- [Problem]: Could the lines from the start of the data through the line with "const gridDash = [7, 3];" be set down exactly, with no pictures among them?
— START Information provided —
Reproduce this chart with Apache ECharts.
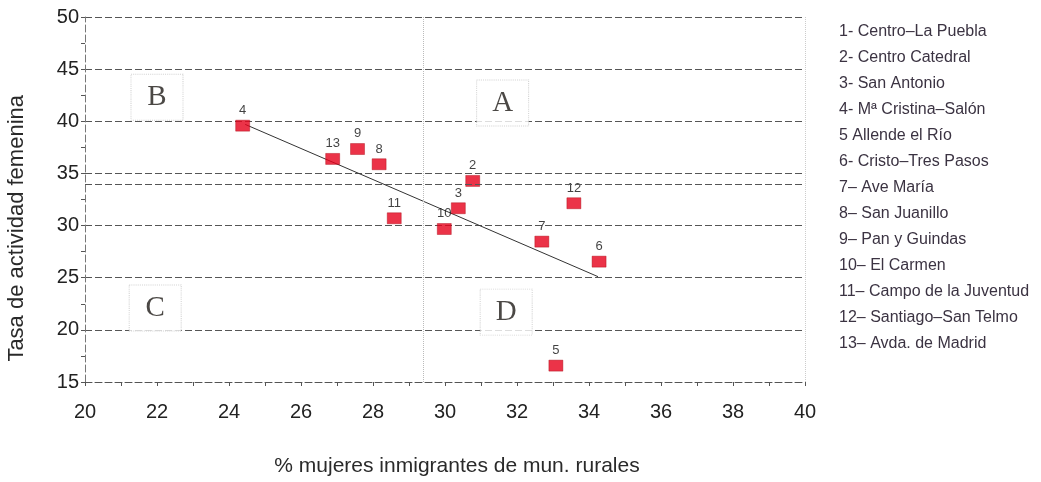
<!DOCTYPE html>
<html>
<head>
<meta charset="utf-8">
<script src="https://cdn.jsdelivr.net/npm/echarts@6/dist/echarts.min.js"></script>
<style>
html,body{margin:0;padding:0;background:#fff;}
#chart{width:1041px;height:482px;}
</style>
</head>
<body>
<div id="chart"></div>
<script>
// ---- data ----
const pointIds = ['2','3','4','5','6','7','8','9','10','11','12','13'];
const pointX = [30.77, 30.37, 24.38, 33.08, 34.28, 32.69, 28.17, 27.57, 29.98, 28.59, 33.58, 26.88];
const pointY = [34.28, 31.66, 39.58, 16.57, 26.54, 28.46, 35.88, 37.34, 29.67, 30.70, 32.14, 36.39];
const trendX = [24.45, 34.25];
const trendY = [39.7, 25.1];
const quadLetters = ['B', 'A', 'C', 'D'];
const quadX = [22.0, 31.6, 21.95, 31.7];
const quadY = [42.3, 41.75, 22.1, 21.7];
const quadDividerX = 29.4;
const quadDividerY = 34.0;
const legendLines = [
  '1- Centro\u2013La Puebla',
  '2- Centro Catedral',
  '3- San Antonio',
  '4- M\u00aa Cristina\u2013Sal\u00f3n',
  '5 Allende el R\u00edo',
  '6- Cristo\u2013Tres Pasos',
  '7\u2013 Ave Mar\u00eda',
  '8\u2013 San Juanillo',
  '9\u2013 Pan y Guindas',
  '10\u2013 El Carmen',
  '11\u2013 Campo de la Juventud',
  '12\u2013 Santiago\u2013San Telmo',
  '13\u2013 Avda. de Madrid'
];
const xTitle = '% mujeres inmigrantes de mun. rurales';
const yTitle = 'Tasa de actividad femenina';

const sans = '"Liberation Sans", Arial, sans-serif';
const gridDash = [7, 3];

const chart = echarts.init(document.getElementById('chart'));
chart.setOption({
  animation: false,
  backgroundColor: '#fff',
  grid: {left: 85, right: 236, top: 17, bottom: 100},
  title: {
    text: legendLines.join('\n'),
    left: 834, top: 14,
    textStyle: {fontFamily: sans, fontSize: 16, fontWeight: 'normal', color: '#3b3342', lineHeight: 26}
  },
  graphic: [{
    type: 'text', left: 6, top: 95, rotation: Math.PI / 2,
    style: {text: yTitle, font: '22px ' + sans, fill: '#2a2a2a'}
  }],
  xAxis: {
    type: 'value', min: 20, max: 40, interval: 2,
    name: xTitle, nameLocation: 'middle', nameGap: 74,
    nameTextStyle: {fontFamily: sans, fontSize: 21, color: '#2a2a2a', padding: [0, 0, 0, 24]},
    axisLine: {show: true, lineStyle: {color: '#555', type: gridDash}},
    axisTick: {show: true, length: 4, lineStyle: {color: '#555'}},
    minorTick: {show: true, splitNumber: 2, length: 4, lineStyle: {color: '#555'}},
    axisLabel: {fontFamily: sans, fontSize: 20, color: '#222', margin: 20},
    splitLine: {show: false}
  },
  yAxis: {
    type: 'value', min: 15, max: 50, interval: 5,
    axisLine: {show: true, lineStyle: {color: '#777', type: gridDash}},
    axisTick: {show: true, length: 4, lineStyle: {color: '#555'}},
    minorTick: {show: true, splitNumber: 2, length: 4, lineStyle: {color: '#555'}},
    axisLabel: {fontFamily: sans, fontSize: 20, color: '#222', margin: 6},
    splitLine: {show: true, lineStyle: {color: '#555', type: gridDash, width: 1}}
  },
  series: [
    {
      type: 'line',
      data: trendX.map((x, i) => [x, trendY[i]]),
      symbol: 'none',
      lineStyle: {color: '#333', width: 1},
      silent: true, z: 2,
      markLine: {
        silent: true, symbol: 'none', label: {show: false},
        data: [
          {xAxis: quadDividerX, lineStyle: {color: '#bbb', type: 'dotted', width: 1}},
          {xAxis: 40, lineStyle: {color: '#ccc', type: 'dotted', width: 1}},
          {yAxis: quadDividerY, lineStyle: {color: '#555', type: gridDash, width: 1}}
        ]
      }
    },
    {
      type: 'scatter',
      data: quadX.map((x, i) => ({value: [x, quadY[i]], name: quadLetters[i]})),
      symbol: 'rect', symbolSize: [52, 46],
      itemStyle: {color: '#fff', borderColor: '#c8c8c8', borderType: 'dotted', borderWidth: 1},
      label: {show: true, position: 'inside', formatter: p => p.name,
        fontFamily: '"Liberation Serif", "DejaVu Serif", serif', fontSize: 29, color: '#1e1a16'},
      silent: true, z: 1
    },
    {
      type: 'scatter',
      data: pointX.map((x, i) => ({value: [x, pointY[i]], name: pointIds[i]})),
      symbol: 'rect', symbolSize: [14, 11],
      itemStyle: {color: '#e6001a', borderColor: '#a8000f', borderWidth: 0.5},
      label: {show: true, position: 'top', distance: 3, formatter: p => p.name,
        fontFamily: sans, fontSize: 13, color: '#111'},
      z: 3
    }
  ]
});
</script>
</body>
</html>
— END Information provided —
- [Correct answer]:
Reproduce this chart with Apache ECharts.
<!DOCTYPE html>
<html>
<head>
<meta charset="utf-8">
<script src="https://cdn.jsdelivr.net/npm/echarts@6/dist/echarts.min.js"></script>
<style>
html,body{margin:0;padding:0;background:#fff;}
#chart{width:1041px;height:482px;}
</style>
</head>
<body>
<div id="chart"></div>
<script>
// ---- data ----
const pointIds = ['2','3','4','5','6','7','8','9','10','11','12','13'];
const pointX = [30.77, 30.37, 24.38, 33.08, 34.28, 32.69, 28.17, 27.57, 29.98, 28.59, 33.58, 26.88];
const pointY = [34.28, 31.66, 39.58, 16.57, 26.54, 28.46, 35.88, 37.34, 29.67, 30.70, 32.14, 36.39];
const trendX = [24.45, 34.25];
const trendY = [39.7, 25.1];
const quadLetters = ['B', 'A', 'C', 'D'];
const quadX = [22.0, 31.6, 21.95, 31.7];
const quadY = [42.3, 41.75, 22.1, 21.7];
const quadDividerX = 29.4;
const quadDividerY = 34.0;
const legendLines = [
  '1- Centro\u2013La Puebla',
  '2- Centro Catedral',
  '3- San Antonio',
  '4- M\u00aa Cristina\u2013Sal\u00f3n',
  '5 Allende el R\u00edo',
  '6- Cristo\u2013Tres Pasos',
  '7\u2013 Ave Mar\u00eda',
  '8\u2013 San Juanillo',
  '9\u2013 Pan y Guindas',
  '10\u2013 El Carmen',
  '11\u2013 Campo de la Juventud',
  '12\u2013 Santiago\u2013San Telmo',
  '13\u2013 Avda. de Madrid'
];
const xTitle = '% mujeres inmigrantes de mun. rurales';
const yTitle = 'Tasa de actividad femenina';

const sans = '"Liberation Sans", Arial, sans-serif';
const gridDash = [7, 3];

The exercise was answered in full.